Location: Sugarbeet and Bean ResearchTitle: Fast demodulation of pattern images by spiral phase transform in structured-illumination reflectance imaging for detection of bruises in apples
|LU, YUZHEN - Michigan State University|
|LI, RICHARD - Michigan State University|
Submitted to: Computers and Electronics in Agriculture
Publication Type: Peer Reviewed Journal
Publication Acceptance Date: 5/1/2016
Publication Date: 7/13/2016
Citation: Lu, Y., Li, R., Lu, R. 2016. Fast demodulation of pattern images by spiral phase transform in structured-illumination reflectance imaging for detection of bruises in apples. Computers and Electronics in Agriculture. 127:652-658.
Interpretive Summary: Currently, computer imaging technology is widely used for quality inspection of horticultural and food products. Uniform, diffuse illumination is the standard in most imaging applications, as it is simple and easy to implement. But conventional diffuse illumination is not so effective for detecting certain subtle features or defects underneath the skin of products (e.g., bruises in apples). A new structured-illumination imaging reflectance (SIRI) system was recently developed in our laboratory, and it was able to detect fresh bruises in apples, which otherwise could not be achieved using uniform illumination. However, the implementation of SIRI requires acquisition and subsequent demodulation of three images for a product subjected to a sinusoidal pattern of illumination, with each being shifted by a specific phase angle. It needs a long image acquisition time with accurate phase shifts. This research was therefore aimed at developing a new method of demodulating images that only needs two or one image, in order to improve the implementation of SIRI technique in terms of speed and performance. Three demodulation methods, i.e., two-phase, two-image, and one-phase spiral phase transform (SPT), were proposed and compared with conventional three-phase demodulation methods. Simulations and experiments on detecting bruises in apples were conducted to evaluate the effectiveness of the proposed SPT methods. It was found that the two-phase SPT method, which only needs two images with arbitrary phase shifts, achieved the same or better performance, compared with conventional three-phase method. The one-phase SPT method could also be used for image demodulation, although its performance still needs improvement. Spiral phase transform provides an effective means for demodulating pattern images, while reducing the image acquisition time by one third, which is a significant step towards the goal of implementing SIRI technique for real-time quality evaluation of horticultural and food products.
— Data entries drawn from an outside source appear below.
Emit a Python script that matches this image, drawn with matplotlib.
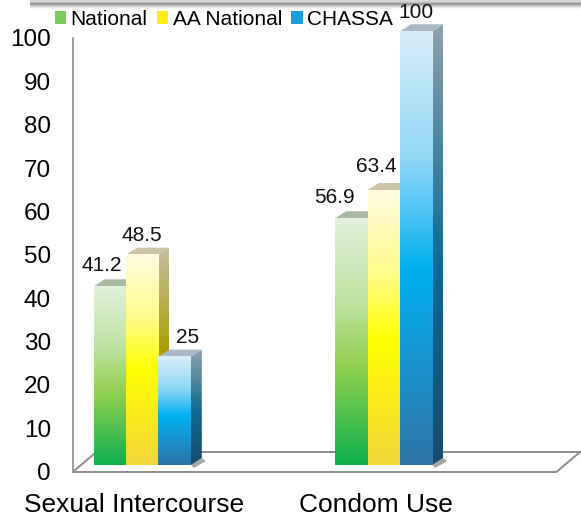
import numpy as np
import matplotlib
matplotlib.use('Agg')
import matplotlib.pyplot as plt
from matplotlib.colors import LinearSegmentedColormap
from matplotlib.patches import Polygon, Patch

plt.rcParams['font.family'] = ['Liberation Sans', 'DejaVu Sans']

# data
categories = ['Sexual Intercourse', 'Condom Use']
series = ['National', 'AA National', 'CHASSA']
national = [41.2, 56.9]
aa_national = [48.5, 63.4]
chassa = [25, 100]
values = [national, aa_national, chassa]
yticks = list(range(0, 101, 10))

# colours: front gradient (top -> bottom), side gradient, top face, legend
front_cols = [
    [(0.0, '#e2f2dc'), (0.35, '#bce29e'), (0.6, '#92d050'), (1.0, '#0db04e')],
    [(0.0, '#fffbe0'), (0.3, '#fffc8c'), (0.55, '#ffff00'), (1.0, '#f3d53a')],
    [(0.0, '#d9eef9'), (0.3, '#8fd6f5'), (0.55, '#00b0f0'), (0.8, '#1b8ec8'), (1.0, '#2f74a3')],
]
side_cols = [
    [(0.0, '#a0b098'), (1.0, '#0a7a38')],
    [(0.0, '#c4bfa0'), (0.5, '#aa9c00'), (1.0, '#a08c20')],
    [(0.0, '#8fa2ac'), (0.55, '#0b6a94'), (1.0, '#1b4a6b')],
]
top_cols = ['#a9b9a2', '#cbc3a3', '#a9b9c5']
legend_cols = ['#7cca5c', '#ffee10', '#1c9ede']

W, H = 581, 519
fig = plt.figure(figsize=(W / 100, H / 100), dpi=100)

# grey strip at the very top (bottom of a slide box with its shadow)
deco = fig.add_axes([30 / W, 1 - 10 / H, (W - 30) / W, 10 / H])
strip = np.array([215, 208, 196, 150, 160, 190, 215, 235, 248, 255]) / 255
deco.imshow(np.repeat(strip[:, None], 2, axis=1), cmap='gray', vmin=0, vmax=1,
            aspect='auto', interpolation='bilinear')
deco.axis('off')

# main axes, pixel geometry
ax_left, ax_right = 73, 581
ax_zero, ax_hundred = 471.7, 38
sy = (ax_zero - ax_hundred) / 100          # px per value unit
cat_px, sx = 134.3, 241.4                  # px of category 0, px per category
ax = fig.add_axes([ax_left / W, (H - ax_zero) / H, (ax_right - ax_left) / W, ax_zero / H])
xlim = ((ax_left - cat_px) / sx, (ax_right - cat_px) / sx)
ylim = (0, 100 + ax_hundred / sy)

bar_w = 0.134
plane_dx, plane_dy = 8 / sx, 6.7 / sy      # bars sit a third into the floor
dep_x, dep_y = 11 / sx, 7 / sy             # bar depth

# floor
fl_x0, fl_x1 = xlim[0], (556.7 - cat_px) / sx
fdx, fdy = 24 / sx, 20.2 / sy
floor_kw = dict(color='#8c8c8c', lw=1.4, clip_on=False, zorder=1, solid_capstyle='butt')
ax.plot([fl_x0, fl_x1], [0, 0], **floor_kw)
ax.plot([fl_x0 + fdx, fl_x1 + fdx], [fdy, fdy], **floor_kw)
ax.plot([fl_x0, fl_x0 + fdx], [0, fdy], **floor_kw)
ax.plot([fl_x1, fl_x1 + fdx], [0, fdy], **floor_kw)

# label nudges in px (x from front-face centre, y of text centre above front top)
nudge_x = [[-8, 0, 13], [-17, -7.5, 0]]
nudge_y = [[23, 21, 21], [22, 25.7, 20]]


def grad(stops):
    return LinearSegmentedColormap.from_list('g', stops)(np.linspace(0, 1, 256))[:, None, :]


for i in range(len(categories)):
    z = 3
    for j in range(len(series)):
        v = values[j][i]
        x0 = i + (j - 1.5) * bar_w + plane_dx
        x1 = x0 + bar_w
        y0 = plane_dy
        y1 = y0 + v
        # side face
        side = Polygon([(x1, y0), (x1 + dep_x, y0 + dep_y), (x1 + dep_x, y1 + dep_y), (x1, y1)],
                       closed=True, facecolor='none', edgecolor='none', transform=ax.transData)
        ax.add_patch(side)
        im = ax.imshow(grad(side_cols[j]), extent=[x1, x1 + dep_x, y0, y1 + dep_y],
                       aspect='auto', origin='upper', interpolation='bilinear', zorder=z)
        im.set_clip_path(side)
        # top face
        ax.add_patch(Polygon([(x0, y1), (x0 + dep_x, y1 + dep_y), (x1 + dep_x, y1 + dep_y), (x1, y1)],
                             closed=True, facecolor=top_cols[j], edgecolor='none', zorder=z))
        # front face
        ax.imshow(grad(front_cols[j]), extent=[x0, x1, y0, y1], aspect='auto',
                  origin='upper', interpolation='bilinear', zorder=z + 1)
        # value label
        lx = (x0 + x1) / 2 + nudge_x[i][j] / sx
        ly = y1 + (nudge_y[i][j] - 7.2) / sy
        ax.text(lx, ly, f'{v:g}', ha='center', va='baseline', fontsize=15,
                color='#111111', zorder=10)
        z += 2
    # soft shadow under the side of the last bar
    xe = i + 1.5 * bar_w + plane_dx
    ax.add_patch(Polygon([(xe, plane_dy), (xe + dep_x, plane_dy + dep_y),
                          (xe + dep_x + 4 / sx, plane_dy + dep_y - 3 / sy),
                          (xe + 3 / sx, plane_dy - 3 / sy)],
                         closed=True, facecolor='#3a3a3a', alpha=0.45, edgecolor='none', zorder=2))

ax.set_xlim(*xlim)
ax.set_ylim(*ylim)
ax.set_facecolor('none')
for s in ['top', 'right', 'bottom']:
    ax.spines[s].set_visible(False)
ax.spines['left'].set_color('#8c8c8c')
ax.spines['left'].set_linewidth(1.2)
ax.spines['left'].set_bounds(0, 100)
ax.set_yticks(yticks)
ax.set_yticklabels([str(t) for t in yticks])
ax.set_xticks(range(len(categories)))
ax.set_xticklabels(categories)
ax.tick_params(axis='y', length=0, pad=16, labelsize=17.5)
ax.tick_params(axis='x', length=0, pad=15, labelsize=19)

handles = [Patch(facecolor=c, edgecolor='none') for c in legend_cols]
fig.legend(handles, series, loc='upper left', bbox_to_anchor=(55 / W, 1 - 10 / H),
           ncol=3, frameon=False, fontsize=15, handlelength=0.55, handleheight=0.6,
           handletextpad=0.2, columnspacing=0.45, borderpad=0, borderaxespad=0)

fig.savefig('out.png', dpi=100)
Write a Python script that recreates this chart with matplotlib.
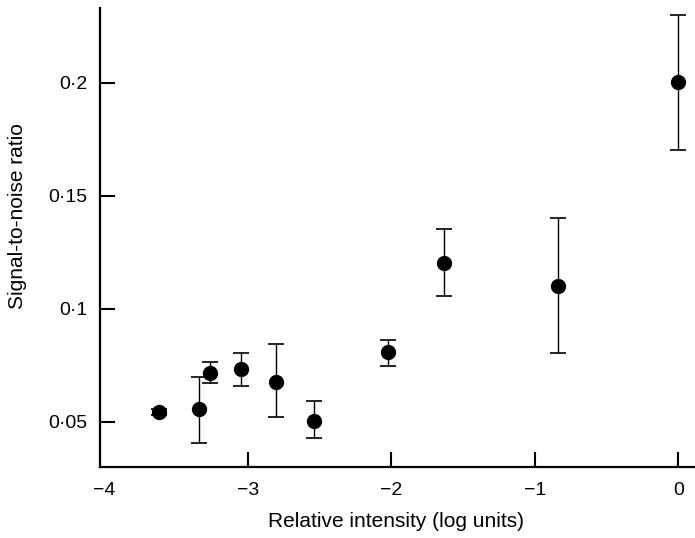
import matplotlib
matplotlib.use("Agg")
import matplotlib.pyplot as plt
import numpy as np

plt.rcParams['font.family'] = ['Liberation Sans', 'DejaVu Sans']

# Data
log_intensity = [-3.62, -3.34, -3.26, -3.05, -2.80, -2.54, -2.02, -1.635, -0.84, 0.0]
snr = [0.0543, 0.0558, 0.0717, 0.0734, 0.0677, 0.0504, 0.0808, 0.1202, 0.1100, 0.2003]
err_upper_val = [0.0555, 0.0696, 0.0765, 0.0802, 0.0843, 0.0590, 0.0861, 0.1352, 0.1402, 0.2299]
err_lower_val = [0.0531, 0.0407, 0.0670, 0.0658, 0.0522, 0.0426, 0.0746, 0.1055, 0.0805, 0.1704]

x_ticks = [-4, -3, -2, -1, 0]
x_tick_labels = ['\u22124', '\u22123', '\u22122', '\u22121', '0']
y_ticks = [0.05, 0.1, 0.15, 0.2]
y_tick_labels = ['0\u00b705', '0\u00b71', '0\u00b715', '0\u00b72']

snr_a = np.array(snr)
yerr = [snr_a - np.array(err_lower_val), np.array(err_upper_val) - snr_a]

fig = plt.figure(figsize=(6.95, 5.38), dpi=100)
ax = fig.add_axes([100/695, 1 - 466.7/538, 595/695, 458.7/538])

ax.errorbar(log_intensity, snr, yerr=yerr, fmt='o', color='black',
            markersize=10, ecolor='black', elinewidth=1.0, capsize=6,
            capthick=1.2, zorder=3)

ax.set_xlim(-4.03, 0.117)
ax.set_ylim(0.0301, 0.233)

for side in ['top', 'right']:
    ax.spines[side].set_visible(False)
for side in ['left', 'bottom']:
    ax.spines[side].set_linewidth(1.6)

ax.set_xticks(x_ticks)
ax.set_xticklabels(x_tick_labels)
ax.set_yticks(y_ticks)
ax.set_yticklabels(y_tick_labels)
ax.tick_params(direction='in', length=10.5, width=1.5, labelsize=14, color='black')
ax.tick_params(axis='x', pad=11)
ax.tick_params(axis='y', pad=9)
ax.xaxis.get_major_ticks()[0].tick1line.set_visible(False)

ax.set_xlabel('Relative intensity (log units)', fontsize=15)
ax.xaxis.set_label_coords(0.498, -0.12)
ax.xaxis.label.set_va('center')
ax.set_ylabel('Signal-to-noise ratio', fontsize=15)
ax.yaxis.set_label_coords(-0.139, 0.547)
ax.yaxis.label.set_va('center')

fig.savefig('out.png', dpi=100)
Technical Abstract: A structured-illumination reflectance imaging (SIRI) system was recently developed in our laboratory for enhanced quality evaluation of horticultural products. It was implemented using a digital camera to acquire reflectance images from food products subjected to sinusoidal patterns (or other similar patterns) of illumination, as compared to conventional diffuse or uniform illumination. The reconstruction of amplitude images is a key step in implementing the SIRI technique. Conventional methods require acquisition and subsequent demodulation of three phase-shifted pattern images, which limits the speed of image acquisition. This study proposed the use of spiral phase transform (SPT) for demodulation of pattern images acquired by SIRI. Three SPT-based methods involving only one or two images were investigated through numerical simulation, followed with experiments on the detection of fresh bruises in apples. Compared to conventional three-phase based and two-phase based Gram-Schmidt (GS) orthonormalization demodulation methods, SPT achieved the same or even higher demodulation accuracy when two pattern images with arbitrarily shifted phases were used. SPT also allowed single-image based demodulation, although its performance still needs to be improved. This study demonstrated that SPT for amplitude demodulation can increase the imaging speed of SIRI by using one or two pattern images, which is a significant step towards real-time implementation of the technique.